For one thing, the movie’s idea of making Ophelia (played by Daisy Ridley) a more contemporarily acceptable female lead is mainly to give her good role model qualities, like a love of learning, without granting her much actual interiority besides being upset about all the scheming around her. She still acts mainly as a bystander to someone else’s story. It’s a little bit of Rosencratz and Guildenstern Are Dead and Wicked mixed together, showing the events of the play from a different POV and also giving us the “real” version of what happened. There are some ideas with potential, such as Ophelia being in on Hamlet’s plot and faking madness as he does (though without the open question of how much of said madness is truly faked), or making the play’s only other female role, Queen Gertrude (Naomi Watts), the biggest supporting character. But none of those threads lead anywhere – Gertrude is mainly obsessed with her youth, and Ophelia’s charade is there to retcon the reasons for her actions in the play without saying anything about female survival tactics, perceptions of female sanity, or the like.
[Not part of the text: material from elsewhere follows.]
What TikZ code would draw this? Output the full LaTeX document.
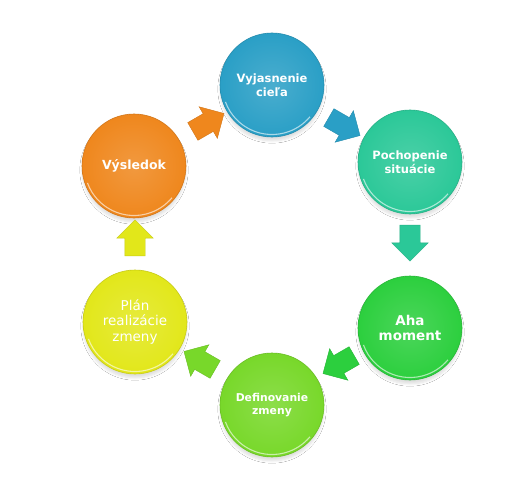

Despite all this, Ophelia is still kind of fun. It’s produced as a full-throated CW network Tumblr-friendly affair, lavishing attention on pretty costumes, leaning heavily on melodramatic acting, and featuring an extremely extra score with lines from Hamlet’s poetry sung breathily. It has absolutely no interest in Shakespearean language; when lines from the play appear, they are modernized. (“Get thee to a nunnery” becomes “Get to a nunnery,” and is meant literally instead of being a veiled reference to a brothel.) Watts is chewing scenery in not one but two roles (the other is a forest witch, and no points for guessing why she plays her too), as is Clive Owen as Claudius (chewing scenery, that is, not playing two roles). George MacKay interprets the famously complex role of Hamlet as an inveterate fuccboi (as the kids say). If the movie had been pitched a lot more toward hormone-addled drama, it could be a delightful Renfaire version of Riverdale. Unfortunately, after an agreeably high-energy opening stretch, the movie settles into a fairly sedate mode it can’t pull out of.
Ophelia premiered at the 2018 Sundance Film Festival.